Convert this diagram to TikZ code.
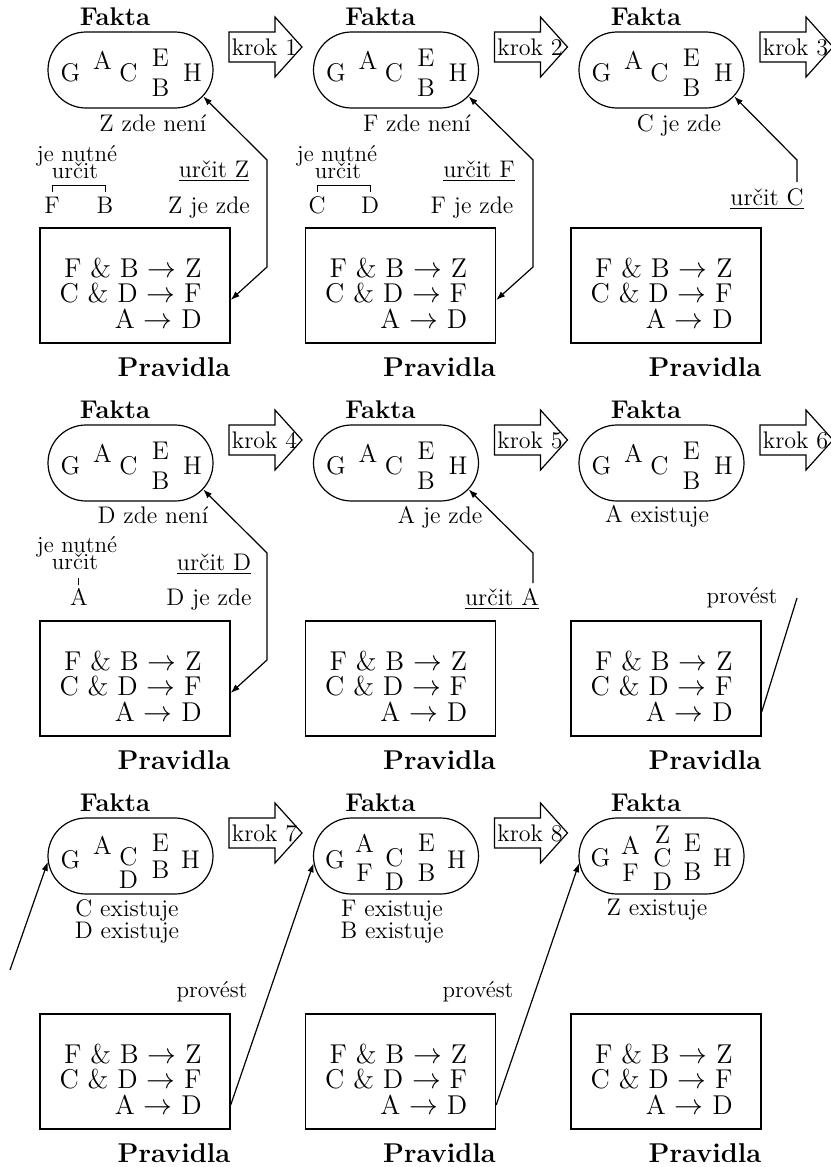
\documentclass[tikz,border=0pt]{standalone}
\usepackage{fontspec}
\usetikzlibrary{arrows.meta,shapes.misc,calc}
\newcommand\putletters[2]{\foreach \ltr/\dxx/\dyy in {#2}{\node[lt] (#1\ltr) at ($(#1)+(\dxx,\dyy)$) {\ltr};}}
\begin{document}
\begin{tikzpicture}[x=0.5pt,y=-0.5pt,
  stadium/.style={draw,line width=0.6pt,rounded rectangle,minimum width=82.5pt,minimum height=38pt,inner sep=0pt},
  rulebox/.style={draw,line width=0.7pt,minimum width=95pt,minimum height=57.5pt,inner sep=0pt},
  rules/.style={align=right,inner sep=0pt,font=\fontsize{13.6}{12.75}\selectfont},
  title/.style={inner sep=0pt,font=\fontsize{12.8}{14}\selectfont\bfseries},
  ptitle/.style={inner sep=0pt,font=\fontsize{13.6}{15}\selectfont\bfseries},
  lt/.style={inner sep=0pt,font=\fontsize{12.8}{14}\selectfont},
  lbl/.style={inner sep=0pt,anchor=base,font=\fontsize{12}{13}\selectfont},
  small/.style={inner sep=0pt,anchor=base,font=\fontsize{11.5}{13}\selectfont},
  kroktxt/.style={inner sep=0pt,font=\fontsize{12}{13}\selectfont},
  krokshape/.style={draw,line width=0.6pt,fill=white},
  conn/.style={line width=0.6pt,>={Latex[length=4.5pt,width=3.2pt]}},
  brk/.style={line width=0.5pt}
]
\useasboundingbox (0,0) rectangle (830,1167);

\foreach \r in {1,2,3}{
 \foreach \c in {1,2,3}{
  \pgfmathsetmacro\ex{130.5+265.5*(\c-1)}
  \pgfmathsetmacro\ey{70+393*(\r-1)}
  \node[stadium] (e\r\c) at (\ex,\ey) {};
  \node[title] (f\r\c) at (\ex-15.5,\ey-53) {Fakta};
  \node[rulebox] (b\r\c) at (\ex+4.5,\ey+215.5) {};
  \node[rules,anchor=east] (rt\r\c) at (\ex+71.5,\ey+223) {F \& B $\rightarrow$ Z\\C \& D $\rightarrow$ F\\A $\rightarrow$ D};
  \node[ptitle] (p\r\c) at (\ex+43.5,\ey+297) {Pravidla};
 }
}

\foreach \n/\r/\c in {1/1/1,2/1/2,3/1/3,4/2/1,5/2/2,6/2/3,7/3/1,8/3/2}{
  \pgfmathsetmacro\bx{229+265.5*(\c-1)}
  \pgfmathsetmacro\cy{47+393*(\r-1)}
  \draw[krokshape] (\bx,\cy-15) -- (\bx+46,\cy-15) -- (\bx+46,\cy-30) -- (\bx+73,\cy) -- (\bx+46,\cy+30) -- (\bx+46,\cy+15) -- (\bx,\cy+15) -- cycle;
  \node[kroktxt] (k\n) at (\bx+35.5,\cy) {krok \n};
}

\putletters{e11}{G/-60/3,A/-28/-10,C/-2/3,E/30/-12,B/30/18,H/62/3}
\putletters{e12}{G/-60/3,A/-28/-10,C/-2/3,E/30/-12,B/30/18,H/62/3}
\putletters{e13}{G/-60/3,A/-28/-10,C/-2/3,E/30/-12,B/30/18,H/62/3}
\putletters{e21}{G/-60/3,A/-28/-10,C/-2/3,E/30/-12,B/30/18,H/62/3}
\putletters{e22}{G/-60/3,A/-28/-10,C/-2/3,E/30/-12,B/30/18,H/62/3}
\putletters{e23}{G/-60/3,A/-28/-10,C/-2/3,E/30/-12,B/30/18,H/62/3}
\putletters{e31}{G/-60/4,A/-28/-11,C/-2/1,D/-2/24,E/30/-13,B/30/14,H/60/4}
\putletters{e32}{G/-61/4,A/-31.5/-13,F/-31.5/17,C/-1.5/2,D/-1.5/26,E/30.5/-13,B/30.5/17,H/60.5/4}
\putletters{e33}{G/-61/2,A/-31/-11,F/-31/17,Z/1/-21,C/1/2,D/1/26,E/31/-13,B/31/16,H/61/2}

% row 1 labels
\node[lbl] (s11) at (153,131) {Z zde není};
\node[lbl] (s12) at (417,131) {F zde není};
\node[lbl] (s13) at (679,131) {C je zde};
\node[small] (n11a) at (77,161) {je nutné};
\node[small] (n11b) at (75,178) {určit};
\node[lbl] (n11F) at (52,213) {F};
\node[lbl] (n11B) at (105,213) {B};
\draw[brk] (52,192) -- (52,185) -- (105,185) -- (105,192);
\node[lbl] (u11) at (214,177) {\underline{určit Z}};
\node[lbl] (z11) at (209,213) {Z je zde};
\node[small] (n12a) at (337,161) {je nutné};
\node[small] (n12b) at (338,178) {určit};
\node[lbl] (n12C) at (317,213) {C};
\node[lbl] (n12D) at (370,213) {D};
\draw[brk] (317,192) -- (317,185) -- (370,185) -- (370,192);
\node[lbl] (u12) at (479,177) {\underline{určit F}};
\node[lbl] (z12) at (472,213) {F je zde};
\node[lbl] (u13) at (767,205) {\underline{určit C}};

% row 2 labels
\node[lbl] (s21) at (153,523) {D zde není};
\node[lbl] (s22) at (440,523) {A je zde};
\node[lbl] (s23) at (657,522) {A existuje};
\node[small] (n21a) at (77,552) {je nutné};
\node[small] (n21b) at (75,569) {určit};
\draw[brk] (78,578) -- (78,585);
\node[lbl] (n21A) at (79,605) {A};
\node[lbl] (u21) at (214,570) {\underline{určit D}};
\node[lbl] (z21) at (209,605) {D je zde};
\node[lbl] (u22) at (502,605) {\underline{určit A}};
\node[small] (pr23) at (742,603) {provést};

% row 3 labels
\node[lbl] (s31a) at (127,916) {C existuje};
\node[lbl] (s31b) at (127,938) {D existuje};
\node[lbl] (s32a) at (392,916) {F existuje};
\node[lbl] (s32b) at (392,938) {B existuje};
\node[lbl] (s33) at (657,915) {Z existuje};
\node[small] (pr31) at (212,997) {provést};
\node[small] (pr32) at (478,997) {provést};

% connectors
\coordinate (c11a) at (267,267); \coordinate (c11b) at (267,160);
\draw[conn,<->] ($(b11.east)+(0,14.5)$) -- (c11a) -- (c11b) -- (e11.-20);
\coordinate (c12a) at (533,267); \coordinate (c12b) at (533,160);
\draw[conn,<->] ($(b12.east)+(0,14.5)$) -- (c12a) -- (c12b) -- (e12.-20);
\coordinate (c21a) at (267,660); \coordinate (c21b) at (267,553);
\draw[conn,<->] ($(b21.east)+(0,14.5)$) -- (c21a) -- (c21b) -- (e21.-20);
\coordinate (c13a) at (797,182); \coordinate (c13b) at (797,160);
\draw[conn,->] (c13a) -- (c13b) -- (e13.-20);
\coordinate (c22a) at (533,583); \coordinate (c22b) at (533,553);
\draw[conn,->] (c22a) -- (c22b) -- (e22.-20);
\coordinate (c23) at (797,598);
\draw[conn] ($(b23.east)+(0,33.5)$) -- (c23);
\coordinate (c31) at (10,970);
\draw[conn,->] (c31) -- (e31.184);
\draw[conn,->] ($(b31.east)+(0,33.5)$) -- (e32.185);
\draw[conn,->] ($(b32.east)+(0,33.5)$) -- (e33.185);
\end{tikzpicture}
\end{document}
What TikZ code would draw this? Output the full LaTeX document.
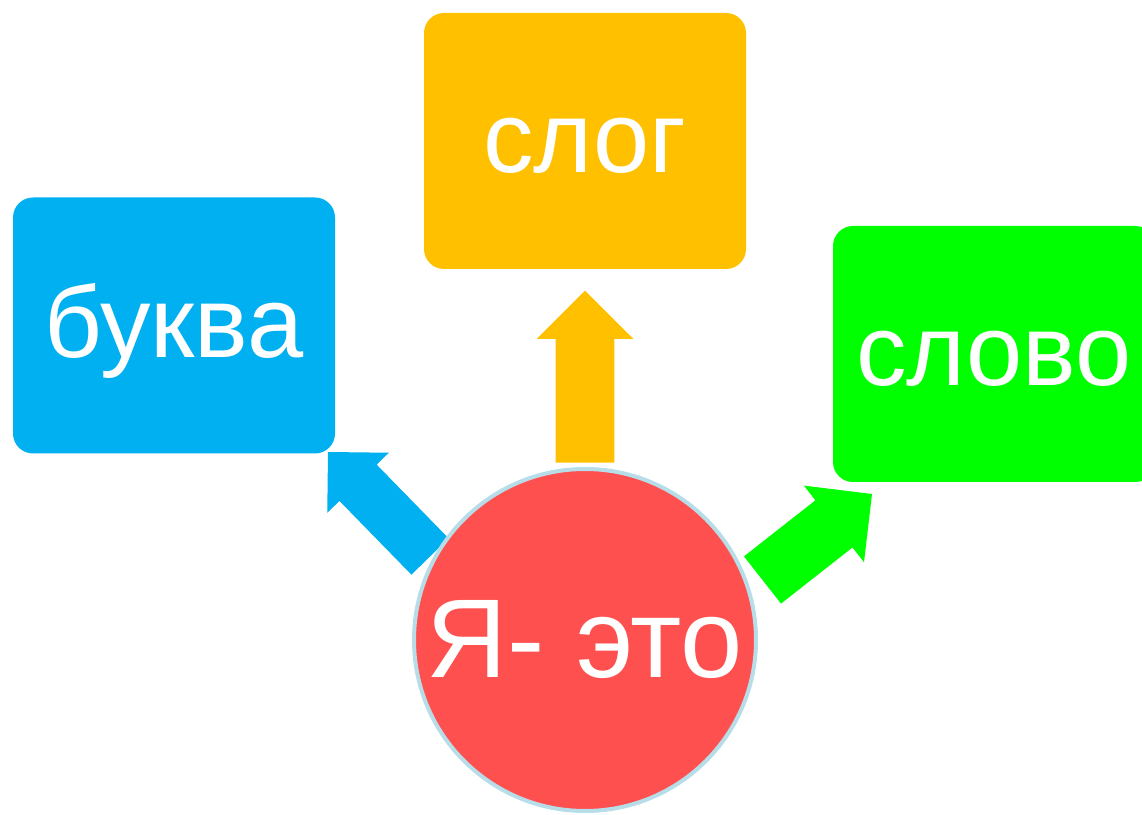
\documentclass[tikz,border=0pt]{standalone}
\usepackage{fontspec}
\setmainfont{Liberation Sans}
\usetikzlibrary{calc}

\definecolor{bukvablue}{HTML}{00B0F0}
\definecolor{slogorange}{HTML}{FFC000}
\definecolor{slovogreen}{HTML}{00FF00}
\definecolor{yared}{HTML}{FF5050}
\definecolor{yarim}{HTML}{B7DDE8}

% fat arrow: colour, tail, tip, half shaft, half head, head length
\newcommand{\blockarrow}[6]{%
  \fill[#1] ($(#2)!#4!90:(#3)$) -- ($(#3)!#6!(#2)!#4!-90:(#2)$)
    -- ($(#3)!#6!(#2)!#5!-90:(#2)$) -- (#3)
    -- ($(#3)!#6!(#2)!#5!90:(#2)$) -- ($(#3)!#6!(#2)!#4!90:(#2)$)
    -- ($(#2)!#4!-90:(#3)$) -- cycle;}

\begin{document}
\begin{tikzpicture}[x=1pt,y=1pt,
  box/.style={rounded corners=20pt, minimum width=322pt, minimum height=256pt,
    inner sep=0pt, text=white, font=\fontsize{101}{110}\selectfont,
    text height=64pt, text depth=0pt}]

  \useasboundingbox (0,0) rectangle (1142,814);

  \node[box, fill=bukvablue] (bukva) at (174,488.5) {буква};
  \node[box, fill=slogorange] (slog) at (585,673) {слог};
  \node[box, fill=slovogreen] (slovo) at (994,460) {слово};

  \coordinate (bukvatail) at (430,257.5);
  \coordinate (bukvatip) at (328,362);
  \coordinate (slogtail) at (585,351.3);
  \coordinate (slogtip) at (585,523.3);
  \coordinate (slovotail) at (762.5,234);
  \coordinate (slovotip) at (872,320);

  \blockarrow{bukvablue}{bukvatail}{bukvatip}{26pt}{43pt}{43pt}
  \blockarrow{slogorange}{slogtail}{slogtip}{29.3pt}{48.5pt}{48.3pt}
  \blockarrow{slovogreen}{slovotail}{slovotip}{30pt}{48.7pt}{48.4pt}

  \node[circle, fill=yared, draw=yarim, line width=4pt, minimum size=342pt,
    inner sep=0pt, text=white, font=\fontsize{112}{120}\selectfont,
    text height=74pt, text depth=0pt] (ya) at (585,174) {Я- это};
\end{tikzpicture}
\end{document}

## AIM:
Set down, without pictures, the lines between the line holding "What TikZ code" and the line holding "(slovotip) at (872,320);", both inclusive.

## SOLUTION TO THIS TASK:
What TikZ code would draw this? Output the full LaTeX document.
\documentclass[tikz,border=0pt]{standalone}
\usepackage{fontspec}
\setmainfont{Liberation Sans}
\usetikzlibrary{calc}

\definecolor{bukvablue}{HTML}{00B0F0}
\definecolor{slogorange}{HTML}{FFC000}
\definecolor{slovogreen}{HTML}{00FF00}
\definecolor{yared}{HTML}{FF5050}
\definecolor{yarim}{HTML}{B7DDE8}

% fat arrow: colour, tail, tip, half shaft, half head, head length
\newcommand{\blockarrow}[6]{%
  \fill[#1] ($(#2)!#4!90:(#3)$) -- ($(#3)!#6!(#2)!#4!-90:(#2)$)
    -- ($(#3)!#6!(#2)!#5!-90:(#2)$) -- (#3)
    -- ($(#3)!#6!(#2)!#5!90:(#2)$) -- ($(#3)!#6!(#2)!#4!90:(#2)$)
    -- ($(#2)!#4!-90:(#3)$) -- cycle;}

\begin{document}
\begin{tikzpicture}[x=1pt,y=1pt,
  box/.style={rounded corners=20pt, minimum width=322pt, minimum height=256pt,
    inner sep=0pt, text=white, font=\fontsize{101}{110}\selectfont,
    text height=64pt, text depth=0pt}]

  \useasboundingbox (0,0) rectangle (1142,814);

  \node[box, fill=bukvablue] (bukva) at (174,488.5) {буква};
  \node[box, fill=slogorange] (slog) at (585,673) {слог};
  \node[box, fill=slovogreen] (slovo) at (994,460) {слово};

  \coordinate (bukvatail) at (430,257.5);
  \coordinate (bukvatip) at (328,362);
  \coordinate (slogtail) at (585,351.3);
  \coordinate (slogtip) at (585,523.3);
  \coordinate (slovotail) at (762.5,234);
  \coordinate (slovotip) at (872,320);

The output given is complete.